_AIM OF THE TASK_. Please copy out exactly, and only, the lines between the line with "Write a component" and the line with "import * as", both included. Pictures are to be omitted.

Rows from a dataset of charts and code

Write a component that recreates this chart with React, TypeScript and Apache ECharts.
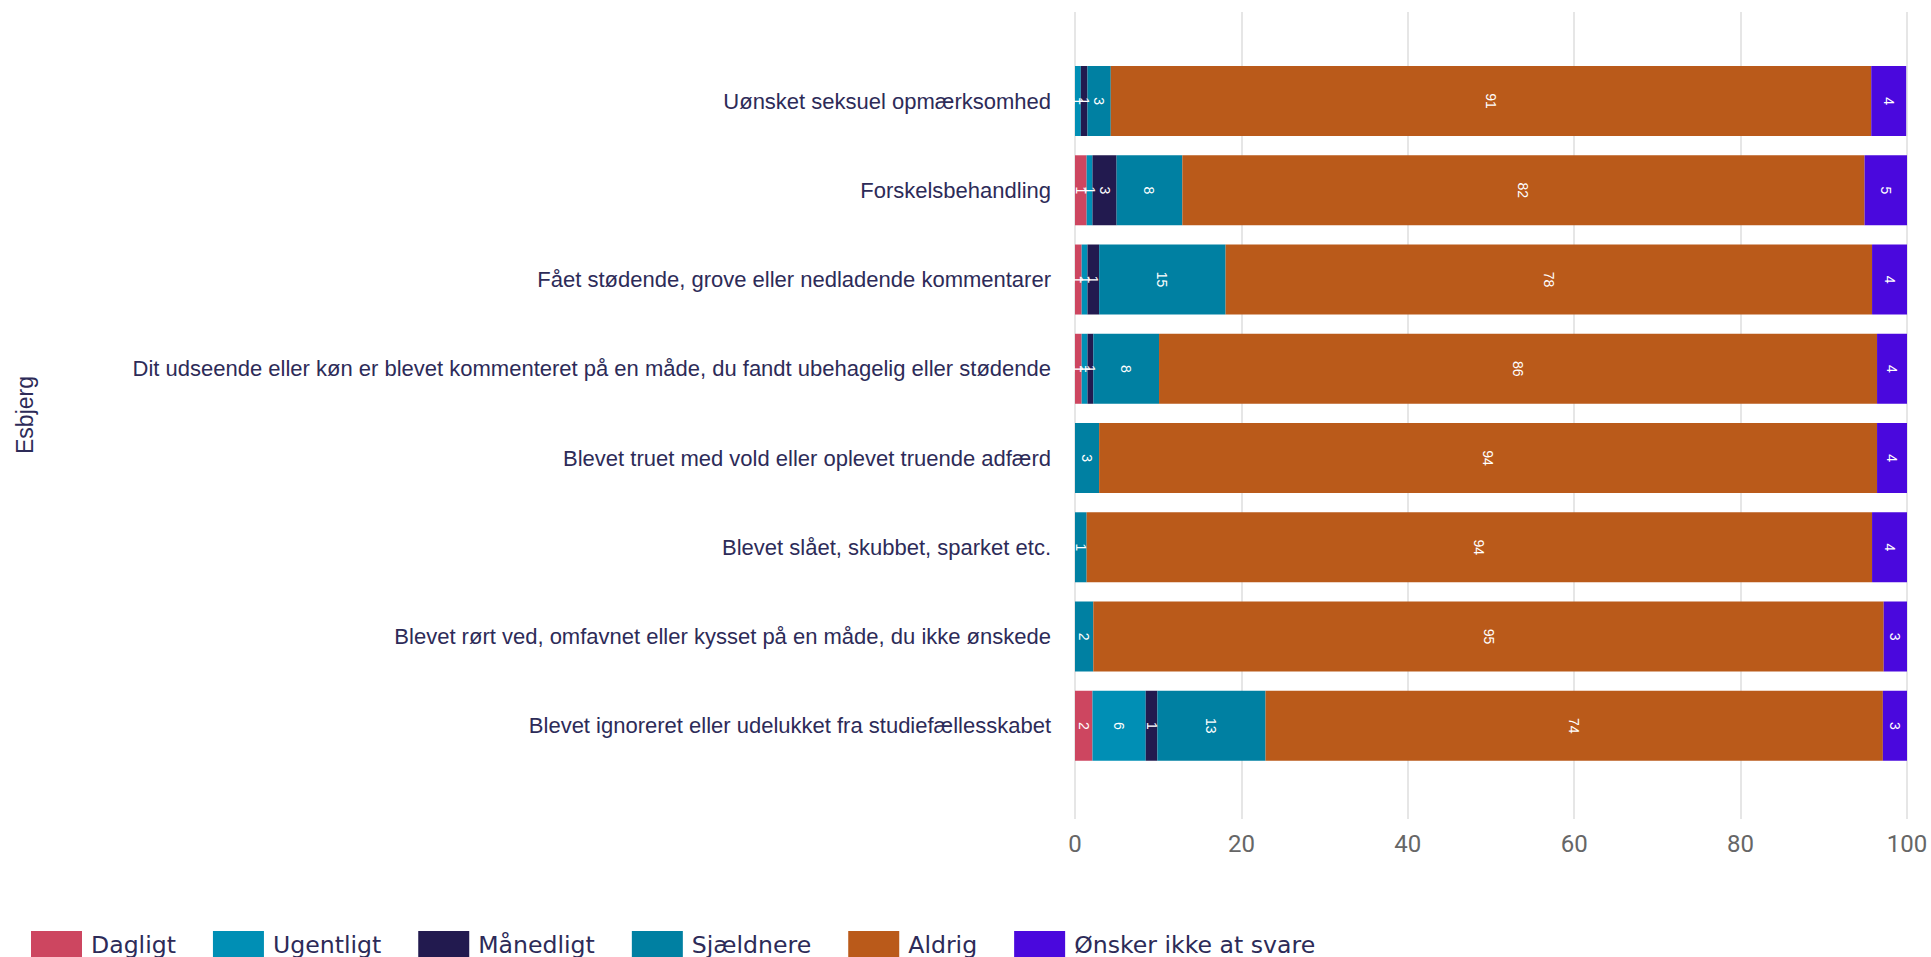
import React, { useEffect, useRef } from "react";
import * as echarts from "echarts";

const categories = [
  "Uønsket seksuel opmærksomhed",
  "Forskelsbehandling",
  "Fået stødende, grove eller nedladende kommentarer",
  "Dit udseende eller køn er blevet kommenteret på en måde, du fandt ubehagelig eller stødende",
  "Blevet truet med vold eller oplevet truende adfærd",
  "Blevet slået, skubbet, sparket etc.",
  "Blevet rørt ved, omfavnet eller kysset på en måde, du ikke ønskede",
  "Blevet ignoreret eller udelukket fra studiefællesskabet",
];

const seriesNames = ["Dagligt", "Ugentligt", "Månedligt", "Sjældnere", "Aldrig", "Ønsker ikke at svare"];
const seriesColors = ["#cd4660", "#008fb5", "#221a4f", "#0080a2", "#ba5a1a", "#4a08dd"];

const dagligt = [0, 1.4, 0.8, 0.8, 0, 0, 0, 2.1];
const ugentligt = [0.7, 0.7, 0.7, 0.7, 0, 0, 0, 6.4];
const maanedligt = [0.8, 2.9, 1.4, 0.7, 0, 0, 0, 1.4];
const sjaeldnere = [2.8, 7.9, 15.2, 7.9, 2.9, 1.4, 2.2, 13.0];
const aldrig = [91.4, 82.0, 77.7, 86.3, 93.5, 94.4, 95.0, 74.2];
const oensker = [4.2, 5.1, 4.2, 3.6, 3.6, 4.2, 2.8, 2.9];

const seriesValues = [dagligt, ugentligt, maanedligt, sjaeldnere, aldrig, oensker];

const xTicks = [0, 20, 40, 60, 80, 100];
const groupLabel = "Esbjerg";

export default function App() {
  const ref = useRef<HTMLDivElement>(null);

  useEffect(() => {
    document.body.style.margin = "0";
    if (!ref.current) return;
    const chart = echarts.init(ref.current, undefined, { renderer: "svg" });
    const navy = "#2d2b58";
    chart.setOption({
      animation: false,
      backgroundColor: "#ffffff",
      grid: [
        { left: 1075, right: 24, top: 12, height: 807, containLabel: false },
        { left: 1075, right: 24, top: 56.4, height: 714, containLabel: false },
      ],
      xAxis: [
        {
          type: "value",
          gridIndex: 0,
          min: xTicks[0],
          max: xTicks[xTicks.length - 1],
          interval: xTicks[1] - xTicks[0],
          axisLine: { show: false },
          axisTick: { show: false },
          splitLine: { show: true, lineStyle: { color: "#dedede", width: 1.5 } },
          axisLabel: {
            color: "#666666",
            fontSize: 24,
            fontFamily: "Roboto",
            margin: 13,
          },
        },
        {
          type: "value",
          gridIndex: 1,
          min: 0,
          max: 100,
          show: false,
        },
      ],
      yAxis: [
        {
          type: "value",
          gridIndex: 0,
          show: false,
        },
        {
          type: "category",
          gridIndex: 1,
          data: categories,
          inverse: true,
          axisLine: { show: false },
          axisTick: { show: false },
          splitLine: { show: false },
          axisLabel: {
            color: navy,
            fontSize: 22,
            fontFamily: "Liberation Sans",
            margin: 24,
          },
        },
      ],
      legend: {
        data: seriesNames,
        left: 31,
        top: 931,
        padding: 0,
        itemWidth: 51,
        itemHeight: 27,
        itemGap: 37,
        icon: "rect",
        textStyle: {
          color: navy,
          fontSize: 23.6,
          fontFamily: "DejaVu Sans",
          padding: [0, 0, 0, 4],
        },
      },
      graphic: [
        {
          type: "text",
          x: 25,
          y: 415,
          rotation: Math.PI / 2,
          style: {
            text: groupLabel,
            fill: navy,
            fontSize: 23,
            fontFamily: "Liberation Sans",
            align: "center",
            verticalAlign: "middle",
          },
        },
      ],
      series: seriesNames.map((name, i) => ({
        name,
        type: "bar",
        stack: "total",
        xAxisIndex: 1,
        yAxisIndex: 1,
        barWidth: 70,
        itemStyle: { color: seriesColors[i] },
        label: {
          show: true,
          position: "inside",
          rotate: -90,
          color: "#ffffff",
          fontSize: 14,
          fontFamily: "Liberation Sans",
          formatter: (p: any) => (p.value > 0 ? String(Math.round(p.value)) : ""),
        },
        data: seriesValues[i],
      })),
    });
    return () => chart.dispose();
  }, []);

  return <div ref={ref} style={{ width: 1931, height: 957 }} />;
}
==
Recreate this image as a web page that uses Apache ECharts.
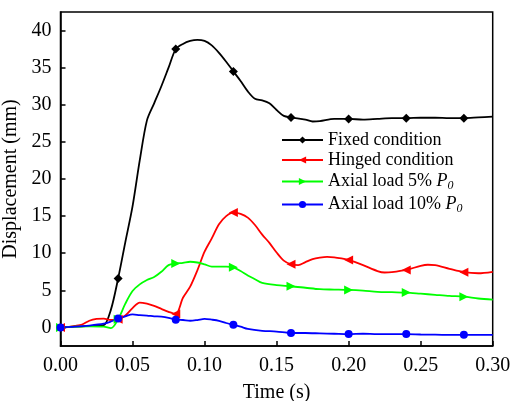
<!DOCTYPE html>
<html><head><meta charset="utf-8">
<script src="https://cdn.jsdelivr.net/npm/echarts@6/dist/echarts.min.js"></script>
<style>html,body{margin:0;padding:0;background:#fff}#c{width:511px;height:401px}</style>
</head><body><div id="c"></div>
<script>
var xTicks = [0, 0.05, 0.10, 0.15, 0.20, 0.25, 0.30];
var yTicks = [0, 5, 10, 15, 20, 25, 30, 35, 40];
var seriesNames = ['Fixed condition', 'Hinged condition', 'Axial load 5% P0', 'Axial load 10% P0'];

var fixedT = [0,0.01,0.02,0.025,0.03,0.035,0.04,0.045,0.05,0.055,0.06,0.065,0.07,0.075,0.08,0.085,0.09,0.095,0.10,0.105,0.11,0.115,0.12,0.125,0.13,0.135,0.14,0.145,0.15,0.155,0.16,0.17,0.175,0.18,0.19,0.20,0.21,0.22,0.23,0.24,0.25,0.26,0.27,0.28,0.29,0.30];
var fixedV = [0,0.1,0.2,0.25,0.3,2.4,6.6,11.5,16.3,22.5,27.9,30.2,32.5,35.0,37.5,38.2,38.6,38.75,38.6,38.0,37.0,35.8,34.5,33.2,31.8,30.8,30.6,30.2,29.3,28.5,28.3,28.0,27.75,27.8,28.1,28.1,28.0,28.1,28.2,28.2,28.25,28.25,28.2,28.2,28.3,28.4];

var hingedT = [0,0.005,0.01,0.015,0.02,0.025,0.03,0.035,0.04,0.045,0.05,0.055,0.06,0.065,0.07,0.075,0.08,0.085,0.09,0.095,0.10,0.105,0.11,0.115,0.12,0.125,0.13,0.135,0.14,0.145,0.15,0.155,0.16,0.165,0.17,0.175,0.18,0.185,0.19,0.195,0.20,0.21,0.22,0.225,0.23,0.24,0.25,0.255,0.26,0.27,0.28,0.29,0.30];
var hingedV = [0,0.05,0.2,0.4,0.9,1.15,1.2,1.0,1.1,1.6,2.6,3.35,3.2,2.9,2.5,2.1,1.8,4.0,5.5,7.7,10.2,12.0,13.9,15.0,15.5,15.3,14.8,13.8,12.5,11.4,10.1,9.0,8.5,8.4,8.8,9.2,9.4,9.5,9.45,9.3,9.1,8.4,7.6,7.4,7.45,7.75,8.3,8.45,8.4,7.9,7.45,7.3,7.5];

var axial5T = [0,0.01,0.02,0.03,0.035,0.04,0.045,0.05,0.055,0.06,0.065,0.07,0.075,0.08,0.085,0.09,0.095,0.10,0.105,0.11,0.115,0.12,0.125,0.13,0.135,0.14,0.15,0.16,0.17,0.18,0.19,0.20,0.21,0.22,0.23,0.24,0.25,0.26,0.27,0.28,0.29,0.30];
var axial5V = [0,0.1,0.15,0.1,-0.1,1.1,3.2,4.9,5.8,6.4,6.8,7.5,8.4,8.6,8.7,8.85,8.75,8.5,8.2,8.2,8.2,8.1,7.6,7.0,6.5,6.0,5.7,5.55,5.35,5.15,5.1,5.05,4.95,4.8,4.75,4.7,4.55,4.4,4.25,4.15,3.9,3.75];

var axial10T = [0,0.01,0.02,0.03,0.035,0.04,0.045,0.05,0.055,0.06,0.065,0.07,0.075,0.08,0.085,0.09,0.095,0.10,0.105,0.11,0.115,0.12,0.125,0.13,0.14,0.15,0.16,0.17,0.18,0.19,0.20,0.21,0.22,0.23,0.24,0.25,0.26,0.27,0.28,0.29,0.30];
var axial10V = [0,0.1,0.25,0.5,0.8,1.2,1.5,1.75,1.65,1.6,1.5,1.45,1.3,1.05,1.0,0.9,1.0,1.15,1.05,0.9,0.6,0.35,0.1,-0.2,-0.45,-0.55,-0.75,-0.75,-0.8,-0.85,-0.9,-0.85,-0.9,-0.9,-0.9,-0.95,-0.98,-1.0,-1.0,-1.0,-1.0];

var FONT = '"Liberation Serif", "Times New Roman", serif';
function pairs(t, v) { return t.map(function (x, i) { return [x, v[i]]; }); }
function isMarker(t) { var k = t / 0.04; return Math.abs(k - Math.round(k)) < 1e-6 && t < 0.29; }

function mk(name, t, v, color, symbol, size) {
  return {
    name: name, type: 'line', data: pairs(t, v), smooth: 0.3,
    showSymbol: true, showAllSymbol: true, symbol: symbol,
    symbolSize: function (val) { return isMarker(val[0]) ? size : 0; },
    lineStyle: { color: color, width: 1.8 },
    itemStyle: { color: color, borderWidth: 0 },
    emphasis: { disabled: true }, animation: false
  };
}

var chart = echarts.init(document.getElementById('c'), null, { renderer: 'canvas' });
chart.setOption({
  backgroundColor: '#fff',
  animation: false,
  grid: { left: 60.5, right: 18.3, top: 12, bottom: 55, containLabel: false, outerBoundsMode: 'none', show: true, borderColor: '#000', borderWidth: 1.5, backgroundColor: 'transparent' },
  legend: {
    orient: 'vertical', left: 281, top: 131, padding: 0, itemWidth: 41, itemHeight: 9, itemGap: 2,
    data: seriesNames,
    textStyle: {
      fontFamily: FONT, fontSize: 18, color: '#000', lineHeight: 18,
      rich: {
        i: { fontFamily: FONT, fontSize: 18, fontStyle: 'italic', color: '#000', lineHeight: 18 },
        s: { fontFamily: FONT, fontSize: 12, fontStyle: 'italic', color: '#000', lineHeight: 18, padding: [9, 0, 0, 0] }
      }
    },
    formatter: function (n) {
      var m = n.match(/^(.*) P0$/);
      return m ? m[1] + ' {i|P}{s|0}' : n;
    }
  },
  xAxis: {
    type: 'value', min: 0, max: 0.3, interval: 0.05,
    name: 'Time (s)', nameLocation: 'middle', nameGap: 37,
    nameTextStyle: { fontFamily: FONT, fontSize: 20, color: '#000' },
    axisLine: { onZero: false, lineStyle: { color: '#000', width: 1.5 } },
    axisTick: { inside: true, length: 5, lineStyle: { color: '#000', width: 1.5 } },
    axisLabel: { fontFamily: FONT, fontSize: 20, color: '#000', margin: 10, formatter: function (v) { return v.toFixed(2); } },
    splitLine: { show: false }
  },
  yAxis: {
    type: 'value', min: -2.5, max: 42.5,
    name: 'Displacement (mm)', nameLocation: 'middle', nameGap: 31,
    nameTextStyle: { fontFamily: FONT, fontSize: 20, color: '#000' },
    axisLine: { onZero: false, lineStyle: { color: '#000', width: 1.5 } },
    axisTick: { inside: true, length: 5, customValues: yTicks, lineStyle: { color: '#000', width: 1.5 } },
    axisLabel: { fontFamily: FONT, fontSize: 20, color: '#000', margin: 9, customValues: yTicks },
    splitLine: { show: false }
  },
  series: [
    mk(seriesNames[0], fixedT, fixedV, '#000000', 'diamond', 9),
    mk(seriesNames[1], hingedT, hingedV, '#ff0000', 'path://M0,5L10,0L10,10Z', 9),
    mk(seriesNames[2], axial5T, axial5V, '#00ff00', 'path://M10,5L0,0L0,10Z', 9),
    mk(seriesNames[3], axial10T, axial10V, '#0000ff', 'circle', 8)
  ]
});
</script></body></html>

_EXERCISE RESPONSE_.
Write a component that recreates this chart with React, TypeScript and Apache ECharts.
import React, { useEffect, useRef } from "react";
import * as echarts from "echarts";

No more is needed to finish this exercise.